The film follows Coraline Jones (Dakota Fanning), a blue-haired pre-teen who has just been dragged to a rainy, drab house in Oregon. Her parents, voiced with a perfect, distracted exhaustion by Teri Hatcher and John Hodgman, are "writers" (the cinematic shorthand for being perpetually busy and slightly annoyed by their offspring). When Coraline finds a small door that leads to a mirrored version of her life—one where the food is better and the parents are attentive—the trap is set.

The brilliance of the "Other World" isn't that it's scary at first; it's that it's inviting. It’s a critique of the "perfect" family dynamic, suggesting that a parent who says "yes" to everything is just as frightening as one who never listens. Stop-motion is the only way to do true horror because the puppets already look like they’re pretending to be alive. That inherent "un-deadness" of the medium makes the transition of the Other Mother from a doting housewife into a spindly, needle-fingered arachnid feel like a natural progression rather than a sudden jump scare.

Scene from Coraline

Performances in the Key of Dread

We often overlook voice acting in "Drama" discussions, but Dakota Fanning does some of her best work here. She captures that specific brand of 11-year-old loneliness—that itch to be anywhere else—without making Coraline a brat. You feel her isolation. When she talks to Keith David’s The Cat, there’s a weary pragmatism in her voice that feels earned.

Teri Hatcher deserves an award for the subtle modulation she does between the "Real Mother" and the "Other Mother." The Real Mel Jones is harried and sharp-edged, but the Other Mother starts with a melodic, sugary warmth that slowly curdles. By the third act, her voice is brittle and metallic, mirroring the physical breakdown of her fantasy world. Even the supporting cast, like Jennifer Saunders and Dawn French as the aging, eccentric burlesque stars downstairs, bring a layer of faded-glamour tragedy that adds to the film’s "cerebral" weight. It’s a movie about the decay of dreams and the danger of nostalgia, even for people who haven't lived long enough to have much to be nostalgic for.
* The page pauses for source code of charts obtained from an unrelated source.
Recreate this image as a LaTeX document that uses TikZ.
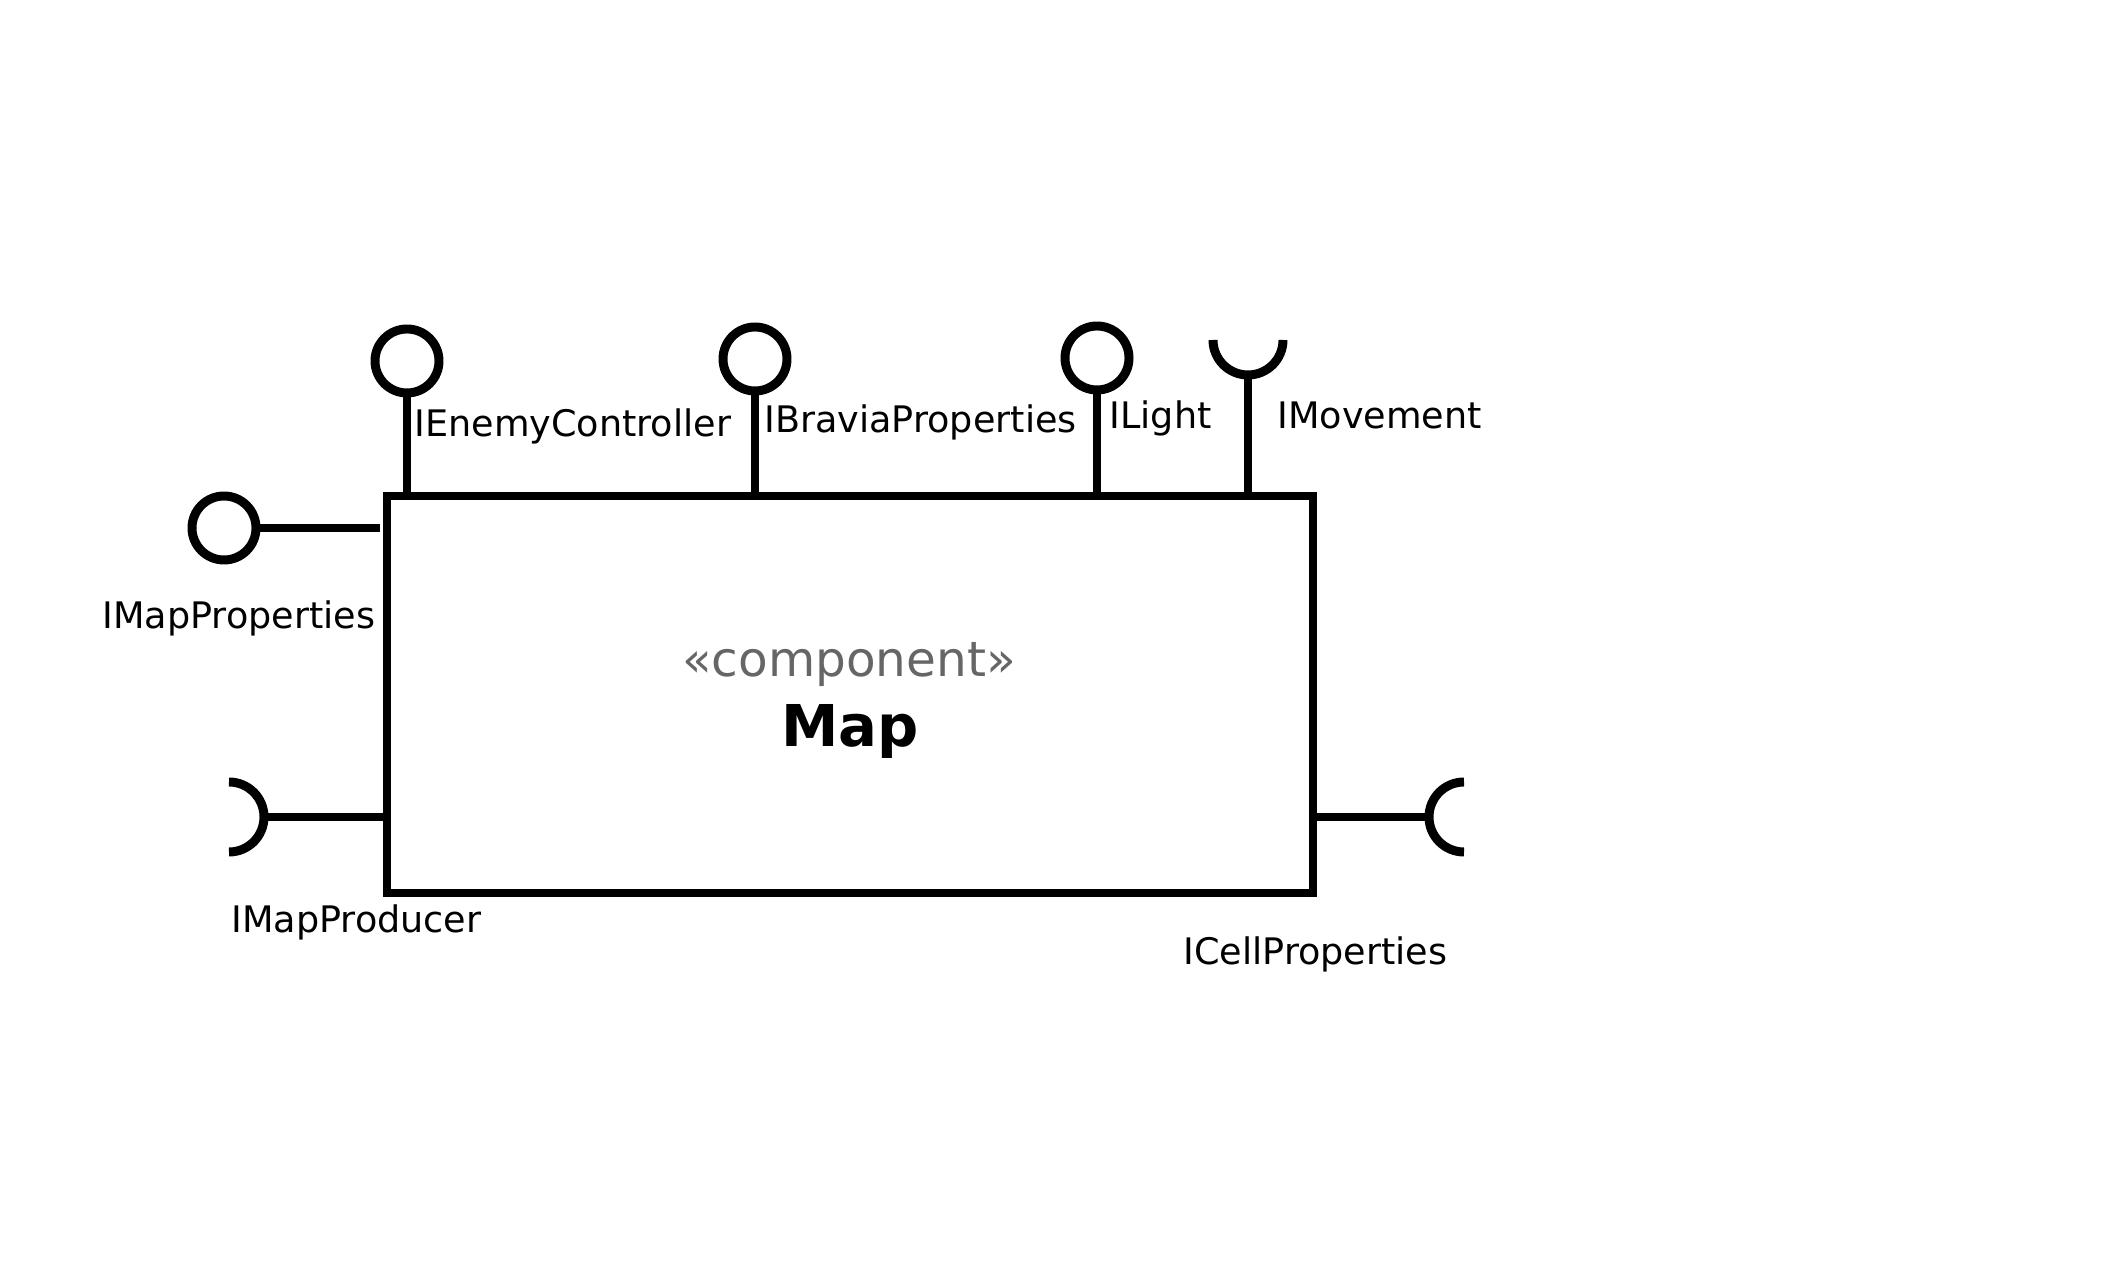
\documentclass[tikz,border=0pt]{standalone}
\usepackage{fontspec}
\setmainfont{DejaVu Sans}
\usetikzlibrary{positioning,calc}
\tikzset{
	uml/.style={line width=2.55pt},
	component/.style={rectangle,draw,minimum width=9.26cm,minimum height=3.97cm,inner sep=0},
	ball/.style={circle,draw,minimum size=0.64cm,inner sep=0},
	iface/.style={inner sep=0,anchor=base west,font=\fontsize{10.4}{12}\selectfont},
	stereo/.style={inner sep=0,anchor=base,text=black!60,font=\fontsize{13.8}{16}\selectfont},
	title/.style={inner sep=0,anchor=base,font=\bfseries\fontsize{16.4}{19}\selectfont}
}

\begin{document}
\begin{tikzpicture}[uml]
\useasboundingbox (0,0) rectangle (21.13,-12.80);

\node[component] (map) at (8.50,-6.945) {};
\node[stereo] (st) at (8.49,-6.77) {«component»};
\node[title] (name) at (8.50,-7.47) {Map};

% provided interfaces
\node[ball] (prop) at (2.24,-5.28) {};
\node[ball] (enemy) at (4.07,-3.61) {};
\node[ball] (bravia) at (7.55,-3.59) {};
\node[ball] (light) at (10.97,-3.58) {};

\path (prop) edge[shorten >=0.03cm] (map.west |- prop);
\path (enemy) edge (enemy |- map.north);
\path (bravia) edge (bravia |- map.north);
\path (light) edge (light |- map.north);

% required interfaces
\coordinate (mov) at (12.48,-3.75);
\coordinate (prod) at (2.64,-8.17);
\coordinate (cell) at (14.29,-8.17);

\path (mov) edge (mov |- map.north);
\path (prod) edge (map.west |- prod);
\path (cell) edge (map.east |- cell);
\draw ([shift={(-0.35,0.35)}]mov) arc[start angle=180,end angle=360,radius=0.35cm];
\draw ([shift={(-0.35,0.35)}]prod) arc[start angle=90,end angle=-90,radius=0.35cm];
\draw ([shift={(0.35,0.35)}]cell) arc[start angle=90,end angle=270,radius=0.35cm];

% labels
\node[iface] (propl) at (0.98,-6.29) {IMapProperties};
\node[iface] (enemyl) at (4.10,-4.37) {IEnemyController};
\node[iface] (braval) at (7.60,-4.33) {IBraviaProperties};
\node[iface] (lightl) at (11.05,-4.29) {ILight};
\node[iface] (movl) at (12.73,-4.29) {IMovement};
\node[iface] (prodl) at (2.27,-9.33) {IMapProducer};
\node[iface] (celll) at (11.79,-9.65) {ICellProperties};
\end{tikzpicture}
\end{document}
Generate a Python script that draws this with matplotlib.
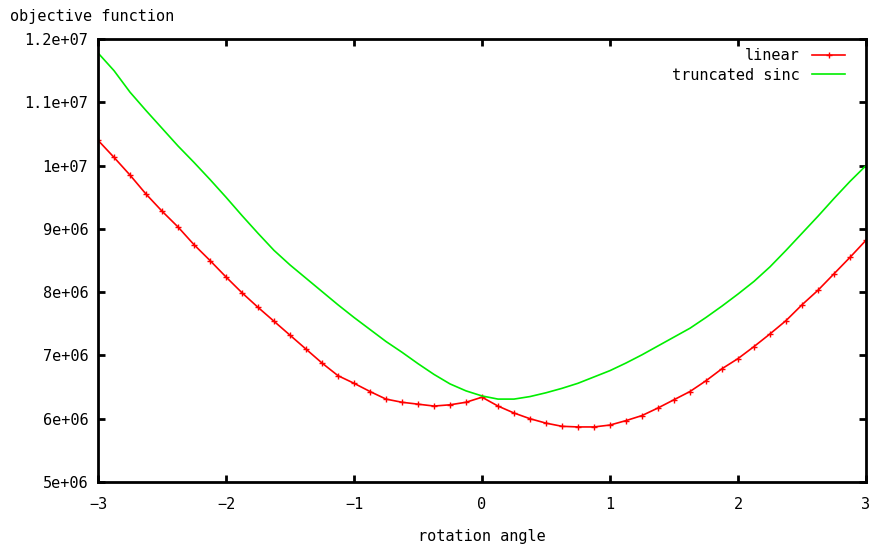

The $180 Million Sleeper Hit

Scene from Coraline

Looking back, it’s a miracle Coraline was the hit it was. With a $60 million budget—huge for an indie stop-motion house—it managed to claw its way to over $185 million worldwide. It wasn't an "instant classic" in the way Pixar films are; it was a slow-burn obsession. It’s the kind of film that kids watched, got traumatized by, and then watched fifty more times.

The production was a monumental feat of "analog-meets-digital." Apparently, the team used 3D printing to create over 6,000 different face masks for Coraline, allowing for thousands of expressions. Yet, for all that tech, the "snow" in the movie was actually baking soda and glue, and the "Other World" garden was filled with hand-painted fabric and wire. That tactile reality is why the film hasn't aged a day. You can feel the thumbprints on the characters; you can sense the physical space they inhabit. In an era where Disney and Dreamworks were moving toward a homogenized, glossy CGI look, Coraline felt like it was made by hand in a basement by someone who might be a genius or might be slightly dangerous.

There's a philosophical question at the heart of the film: what are you willing to trade for a life without friction? The button eyes are a genius metaphor for the loss of perspective. To have the "perfect" life, you have to stop looking at the real one. It’s a high-concept idea wrapped in a "Family" film, and it respects its audience enough not to provide easy answers.

9 /10

Masterpiece

Coraline is the rare film from the late 2000s that feels more relevant now than it did at release. In a world of curated social media "perfection," the Other Mother’s polished, button-eyed trap feels like a warning we all ignored. It’s creepy, it’s beautiful, and it’s one of the most visually inventive films of the 21st century. If you haven't revisited it lately, do so—just maybe keep a sewing kit out of reach while you watch.